WHAT THE TASK ASKS: Scan the entries below for the word "this". Copy each line that has it.

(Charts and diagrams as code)

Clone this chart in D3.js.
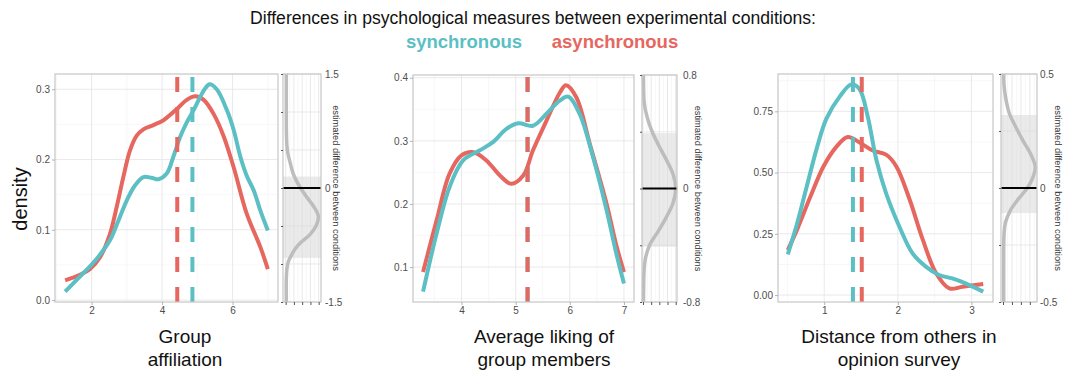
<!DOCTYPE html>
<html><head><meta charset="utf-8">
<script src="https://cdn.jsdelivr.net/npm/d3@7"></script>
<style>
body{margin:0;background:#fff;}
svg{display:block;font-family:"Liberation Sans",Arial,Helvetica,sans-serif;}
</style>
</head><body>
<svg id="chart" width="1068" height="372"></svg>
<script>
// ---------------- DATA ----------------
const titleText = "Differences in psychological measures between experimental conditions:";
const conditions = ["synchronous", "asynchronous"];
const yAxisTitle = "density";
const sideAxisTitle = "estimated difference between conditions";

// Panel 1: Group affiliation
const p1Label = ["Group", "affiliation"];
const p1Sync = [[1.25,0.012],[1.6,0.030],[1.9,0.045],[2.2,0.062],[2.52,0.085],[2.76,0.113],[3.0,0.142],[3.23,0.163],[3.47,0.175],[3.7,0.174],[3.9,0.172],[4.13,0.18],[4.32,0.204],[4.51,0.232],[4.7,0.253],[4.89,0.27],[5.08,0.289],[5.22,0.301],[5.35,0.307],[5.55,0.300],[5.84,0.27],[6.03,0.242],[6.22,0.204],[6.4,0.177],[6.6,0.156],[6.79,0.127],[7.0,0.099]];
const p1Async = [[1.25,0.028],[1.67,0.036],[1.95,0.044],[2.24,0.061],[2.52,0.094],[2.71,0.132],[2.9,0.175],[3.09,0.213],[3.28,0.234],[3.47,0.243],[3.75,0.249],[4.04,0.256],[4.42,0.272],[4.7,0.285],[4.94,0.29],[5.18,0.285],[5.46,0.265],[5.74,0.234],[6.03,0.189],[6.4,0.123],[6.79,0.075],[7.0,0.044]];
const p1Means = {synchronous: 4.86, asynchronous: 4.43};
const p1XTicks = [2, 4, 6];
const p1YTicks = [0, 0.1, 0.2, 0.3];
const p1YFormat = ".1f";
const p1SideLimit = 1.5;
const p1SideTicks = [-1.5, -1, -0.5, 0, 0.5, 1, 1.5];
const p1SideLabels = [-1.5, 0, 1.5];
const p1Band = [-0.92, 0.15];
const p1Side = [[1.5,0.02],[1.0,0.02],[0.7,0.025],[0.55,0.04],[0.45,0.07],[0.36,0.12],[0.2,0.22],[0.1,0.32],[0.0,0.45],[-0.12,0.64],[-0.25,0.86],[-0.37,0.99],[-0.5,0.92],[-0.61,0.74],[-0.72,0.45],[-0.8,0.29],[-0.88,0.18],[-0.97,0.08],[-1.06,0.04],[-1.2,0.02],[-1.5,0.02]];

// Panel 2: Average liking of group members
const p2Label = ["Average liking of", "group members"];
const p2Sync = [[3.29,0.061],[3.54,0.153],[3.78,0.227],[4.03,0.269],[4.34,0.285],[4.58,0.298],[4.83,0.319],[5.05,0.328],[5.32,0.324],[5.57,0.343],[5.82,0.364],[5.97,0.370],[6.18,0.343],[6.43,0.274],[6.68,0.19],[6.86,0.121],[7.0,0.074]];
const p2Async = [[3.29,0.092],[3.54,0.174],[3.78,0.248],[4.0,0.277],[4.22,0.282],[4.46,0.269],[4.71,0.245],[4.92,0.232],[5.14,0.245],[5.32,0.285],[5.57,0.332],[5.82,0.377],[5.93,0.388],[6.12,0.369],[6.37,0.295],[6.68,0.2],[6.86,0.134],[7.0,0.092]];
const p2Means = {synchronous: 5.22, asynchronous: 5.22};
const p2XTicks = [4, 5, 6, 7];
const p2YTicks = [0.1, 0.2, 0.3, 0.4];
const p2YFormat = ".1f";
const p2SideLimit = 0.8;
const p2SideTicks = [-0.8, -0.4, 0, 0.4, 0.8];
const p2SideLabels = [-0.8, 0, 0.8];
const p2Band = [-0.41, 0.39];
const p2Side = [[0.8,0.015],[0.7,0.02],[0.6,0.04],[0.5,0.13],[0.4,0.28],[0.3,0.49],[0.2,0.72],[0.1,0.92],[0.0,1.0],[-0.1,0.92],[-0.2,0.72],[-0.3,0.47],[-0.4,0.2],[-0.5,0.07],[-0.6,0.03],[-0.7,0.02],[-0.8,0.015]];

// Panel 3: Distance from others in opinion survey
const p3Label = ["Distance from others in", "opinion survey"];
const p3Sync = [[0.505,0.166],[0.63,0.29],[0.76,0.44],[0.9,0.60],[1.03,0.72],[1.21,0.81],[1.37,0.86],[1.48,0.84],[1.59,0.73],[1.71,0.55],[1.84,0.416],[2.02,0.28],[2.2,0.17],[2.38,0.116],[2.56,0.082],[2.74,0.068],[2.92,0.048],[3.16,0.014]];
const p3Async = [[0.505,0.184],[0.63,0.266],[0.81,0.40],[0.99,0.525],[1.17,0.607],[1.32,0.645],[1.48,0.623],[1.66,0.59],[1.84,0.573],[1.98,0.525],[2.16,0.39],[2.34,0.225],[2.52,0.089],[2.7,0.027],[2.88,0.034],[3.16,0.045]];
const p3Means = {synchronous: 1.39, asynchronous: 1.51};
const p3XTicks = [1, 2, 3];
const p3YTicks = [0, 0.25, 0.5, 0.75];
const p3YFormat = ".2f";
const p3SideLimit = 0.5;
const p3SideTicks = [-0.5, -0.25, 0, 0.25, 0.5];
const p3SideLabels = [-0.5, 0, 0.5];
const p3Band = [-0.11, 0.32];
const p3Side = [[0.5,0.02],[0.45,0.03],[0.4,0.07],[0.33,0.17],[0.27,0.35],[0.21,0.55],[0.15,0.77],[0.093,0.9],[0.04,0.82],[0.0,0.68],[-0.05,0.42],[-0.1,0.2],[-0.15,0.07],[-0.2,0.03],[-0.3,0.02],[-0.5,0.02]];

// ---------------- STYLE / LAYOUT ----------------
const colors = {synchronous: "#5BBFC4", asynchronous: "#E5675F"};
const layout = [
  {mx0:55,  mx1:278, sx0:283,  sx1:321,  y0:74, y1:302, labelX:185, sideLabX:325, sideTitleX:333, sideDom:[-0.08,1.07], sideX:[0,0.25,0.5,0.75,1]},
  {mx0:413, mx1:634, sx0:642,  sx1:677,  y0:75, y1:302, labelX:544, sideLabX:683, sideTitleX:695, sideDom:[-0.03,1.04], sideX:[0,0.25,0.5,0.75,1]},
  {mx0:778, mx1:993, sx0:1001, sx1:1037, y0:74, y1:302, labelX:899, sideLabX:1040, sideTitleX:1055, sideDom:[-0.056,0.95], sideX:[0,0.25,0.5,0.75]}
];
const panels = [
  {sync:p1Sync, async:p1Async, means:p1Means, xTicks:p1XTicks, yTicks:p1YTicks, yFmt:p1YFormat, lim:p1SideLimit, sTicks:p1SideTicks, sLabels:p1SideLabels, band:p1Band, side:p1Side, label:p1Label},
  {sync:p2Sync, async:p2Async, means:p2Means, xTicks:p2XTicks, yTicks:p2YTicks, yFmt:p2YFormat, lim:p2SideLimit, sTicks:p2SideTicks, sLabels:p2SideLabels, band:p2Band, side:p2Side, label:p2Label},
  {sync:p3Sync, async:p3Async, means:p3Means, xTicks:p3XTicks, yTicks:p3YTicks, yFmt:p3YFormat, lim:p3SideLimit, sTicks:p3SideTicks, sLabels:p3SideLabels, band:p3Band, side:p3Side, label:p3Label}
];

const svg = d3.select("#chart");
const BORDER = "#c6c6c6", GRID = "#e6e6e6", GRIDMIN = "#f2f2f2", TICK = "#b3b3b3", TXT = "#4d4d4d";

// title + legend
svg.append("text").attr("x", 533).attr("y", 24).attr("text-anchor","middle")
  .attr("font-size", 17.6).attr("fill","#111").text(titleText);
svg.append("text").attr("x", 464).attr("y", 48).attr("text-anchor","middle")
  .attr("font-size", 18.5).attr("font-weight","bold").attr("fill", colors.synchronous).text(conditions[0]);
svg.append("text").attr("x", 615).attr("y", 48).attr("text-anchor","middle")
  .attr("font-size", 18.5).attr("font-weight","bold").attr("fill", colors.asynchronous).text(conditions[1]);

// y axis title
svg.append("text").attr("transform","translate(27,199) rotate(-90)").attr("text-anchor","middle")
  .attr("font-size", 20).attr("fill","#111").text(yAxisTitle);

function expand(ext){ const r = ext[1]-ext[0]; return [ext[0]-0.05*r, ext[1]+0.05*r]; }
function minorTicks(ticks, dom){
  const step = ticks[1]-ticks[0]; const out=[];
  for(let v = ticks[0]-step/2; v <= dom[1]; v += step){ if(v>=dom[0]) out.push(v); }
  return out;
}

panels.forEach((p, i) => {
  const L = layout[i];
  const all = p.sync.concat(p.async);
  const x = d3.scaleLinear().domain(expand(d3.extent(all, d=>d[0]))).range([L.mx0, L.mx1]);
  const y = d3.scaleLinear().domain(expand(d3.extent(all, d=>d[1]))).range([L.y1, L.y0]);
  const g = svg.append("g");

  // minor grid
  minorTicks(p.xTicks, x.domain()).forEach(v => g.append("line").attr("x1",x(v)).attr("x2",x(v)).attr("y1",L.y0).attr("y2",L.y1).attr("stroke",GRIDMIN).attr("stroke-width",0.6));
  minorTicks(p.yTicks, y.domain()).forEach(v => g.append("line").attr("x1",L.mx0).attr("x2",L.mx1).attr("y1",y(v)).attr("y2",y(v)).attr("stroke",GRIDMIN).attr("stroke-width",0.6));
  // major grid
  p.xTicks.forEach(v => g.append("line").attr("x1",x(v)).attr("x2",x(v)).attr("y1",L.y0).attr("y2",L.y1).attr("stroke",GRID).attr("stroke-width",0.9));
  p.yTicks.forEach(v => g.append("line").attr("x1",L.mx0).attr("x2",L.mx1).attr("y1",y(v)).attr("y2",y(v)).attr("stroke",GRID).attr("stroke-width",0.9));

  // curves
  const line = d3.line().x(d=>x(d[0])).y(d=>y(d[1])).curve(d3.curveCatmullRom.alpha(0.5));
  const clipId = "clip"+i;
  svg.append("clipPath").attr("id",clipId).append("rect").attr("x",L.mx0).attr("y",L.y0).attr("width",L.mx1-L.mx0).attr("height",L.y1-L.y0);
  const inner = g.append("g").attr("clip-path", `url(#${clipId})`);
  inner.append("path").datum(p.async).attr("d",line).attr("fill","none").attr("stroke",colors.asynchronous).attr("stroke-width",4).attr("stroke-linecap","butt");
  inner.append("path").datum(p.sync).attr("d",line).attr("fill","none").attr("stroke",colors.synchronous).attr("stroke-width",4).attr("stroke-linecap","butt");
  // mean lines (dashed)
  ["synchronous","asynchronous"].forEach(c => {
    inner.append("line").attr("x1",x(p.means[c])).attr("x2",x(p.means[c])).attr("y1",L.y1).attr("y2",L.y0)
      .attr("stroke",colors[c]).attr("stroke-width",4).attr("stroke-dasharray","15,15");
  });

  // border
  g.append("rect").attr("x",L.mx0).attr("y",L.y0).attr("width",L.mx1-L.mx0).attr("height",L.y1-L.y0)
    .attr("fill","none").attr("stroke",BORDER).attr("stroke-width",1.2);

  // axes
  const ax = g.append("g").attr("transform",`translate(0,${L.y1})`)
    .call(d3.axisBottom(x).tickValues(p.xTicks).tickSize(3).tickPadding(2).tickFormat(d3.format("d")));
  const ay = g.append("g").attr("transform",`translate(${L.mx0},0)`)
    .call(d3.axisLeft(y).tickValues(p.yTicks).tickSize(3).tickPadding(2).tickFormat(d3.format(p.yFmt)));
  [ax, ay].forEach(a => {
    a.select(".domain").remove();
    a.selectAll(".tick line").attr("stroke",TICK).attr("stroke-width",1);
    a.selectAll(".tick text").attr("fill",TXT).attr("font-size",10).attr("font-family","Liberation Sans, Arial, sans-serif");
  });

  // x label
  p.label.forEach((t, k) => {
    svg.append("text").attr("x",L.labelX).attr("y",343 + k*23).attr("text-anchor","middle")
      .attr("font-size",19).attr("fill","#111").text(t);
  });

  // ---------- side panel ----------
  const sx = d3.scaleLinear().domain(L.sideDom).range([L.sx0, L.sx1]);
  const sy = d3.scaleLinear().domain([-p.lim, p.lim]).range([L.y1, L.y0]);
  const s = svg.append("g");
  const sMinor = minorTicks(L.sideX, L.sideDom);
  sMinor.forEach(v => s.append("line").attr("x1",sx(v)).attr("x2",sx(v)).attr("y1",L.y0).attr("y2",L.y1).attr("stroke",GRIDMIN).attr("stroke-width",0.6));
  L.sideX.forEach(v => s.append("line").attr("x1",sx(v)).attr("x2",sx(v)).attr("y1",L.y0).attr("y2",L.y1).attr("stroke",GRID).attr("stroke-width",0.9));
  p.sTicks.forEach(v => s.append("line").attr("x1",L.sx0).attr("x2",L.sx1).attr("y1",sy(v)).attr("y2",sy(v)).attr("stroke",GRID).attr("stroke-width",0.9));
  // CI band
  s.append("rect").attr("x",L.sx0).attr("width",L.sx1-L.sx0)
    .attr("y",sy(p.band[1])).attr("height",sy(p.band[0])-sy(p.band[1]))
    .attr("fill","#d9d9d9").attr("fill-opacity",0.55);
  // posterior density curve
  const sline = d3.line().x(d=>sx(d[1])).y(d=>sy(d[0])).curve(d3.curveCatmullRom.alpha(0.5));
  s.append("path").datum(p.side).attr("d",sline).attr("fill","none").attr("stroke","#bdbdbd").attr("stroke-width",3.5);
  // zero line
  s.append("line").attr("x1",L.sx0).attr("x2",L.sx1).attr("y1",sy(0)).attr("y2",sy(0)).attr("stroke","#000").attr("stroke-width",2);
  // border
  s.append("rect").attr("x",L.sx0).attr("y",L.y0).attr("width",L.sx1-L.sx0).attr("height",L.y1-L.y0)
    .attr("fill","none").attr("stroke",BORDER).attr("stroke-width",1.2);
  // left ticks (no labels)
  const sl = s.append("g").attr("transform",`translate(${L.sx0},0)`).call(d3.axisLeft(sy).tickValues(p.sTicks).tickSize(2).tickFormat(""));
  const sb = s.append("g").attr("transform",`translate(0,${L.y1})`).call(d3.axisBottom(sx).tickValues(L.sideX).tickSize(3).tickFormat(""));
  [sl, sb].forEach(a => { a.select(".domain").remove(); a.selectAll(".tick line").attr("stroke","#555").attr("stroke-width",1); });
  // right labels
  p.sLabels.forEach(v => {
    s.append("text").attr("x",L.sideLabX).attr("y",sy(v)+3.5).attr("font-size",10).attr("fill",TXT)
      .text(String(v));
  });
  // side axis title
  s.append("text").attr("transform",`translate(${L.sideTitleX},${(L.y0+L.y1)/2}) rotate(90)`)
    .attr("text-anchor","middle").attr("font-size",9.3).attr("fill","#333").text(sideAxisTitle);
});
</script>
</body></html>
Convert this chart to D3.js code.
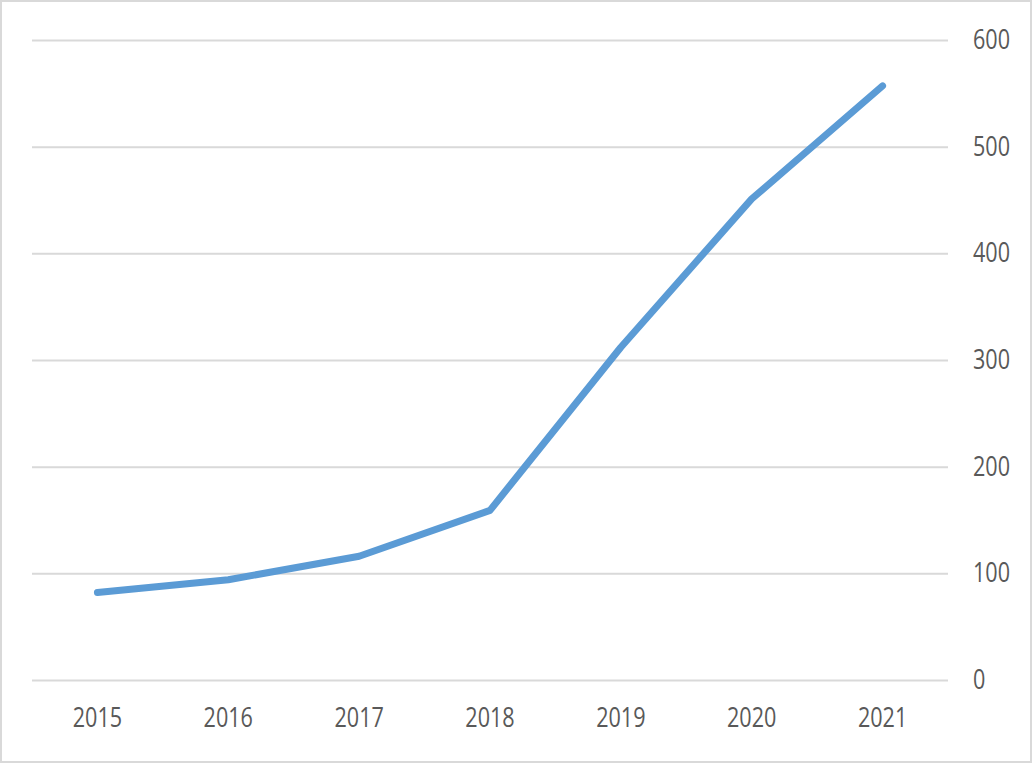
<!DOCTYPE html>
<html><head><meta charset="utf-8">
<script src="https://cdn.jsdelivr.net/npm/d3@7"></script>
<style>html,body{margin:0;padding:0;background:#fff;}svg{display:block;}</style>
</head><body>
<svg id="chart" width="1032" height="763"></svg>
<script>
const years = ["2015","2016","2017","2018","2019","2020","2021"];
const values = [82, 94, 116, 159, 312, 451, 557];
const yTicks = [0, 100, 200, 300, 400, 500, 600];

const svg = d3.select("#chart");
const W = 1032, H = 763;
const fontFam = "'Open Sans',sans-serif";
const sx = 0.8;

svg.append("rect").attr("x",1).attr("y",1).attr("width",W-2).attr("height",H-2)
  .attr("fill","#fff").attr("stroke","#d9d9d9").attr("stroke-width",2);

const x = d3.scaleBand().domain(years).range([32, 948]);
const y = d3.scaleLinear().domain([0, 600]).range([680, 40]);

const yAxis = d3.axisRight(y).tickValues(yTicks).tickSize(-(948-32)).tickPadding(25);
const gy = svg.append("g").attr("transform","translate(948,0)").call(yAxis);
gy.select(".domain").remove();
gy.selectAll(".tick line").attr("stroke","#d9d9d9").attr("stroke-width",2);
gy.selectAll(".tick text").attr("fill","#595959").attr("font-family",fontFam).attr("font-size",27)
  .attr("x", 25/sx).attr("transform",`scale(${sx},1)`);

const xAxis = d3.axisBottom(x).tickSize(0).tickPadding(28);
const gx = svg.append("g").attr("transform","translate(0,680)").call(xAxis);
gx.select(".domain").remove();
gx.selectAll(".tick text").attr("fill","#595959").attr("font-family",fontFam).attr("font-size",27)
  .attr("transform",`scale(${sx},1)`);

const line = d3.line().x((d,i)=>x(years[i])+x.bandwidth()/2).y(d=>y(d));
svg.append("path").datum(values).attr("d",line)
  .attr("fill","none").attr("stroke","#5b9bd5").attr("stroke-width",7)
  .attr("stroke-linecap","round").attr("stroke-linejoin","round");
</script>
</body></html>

OUTPUT OF THE EXERCISE:
Clone this chart in D3.js.
Convert this chart to D3.js code.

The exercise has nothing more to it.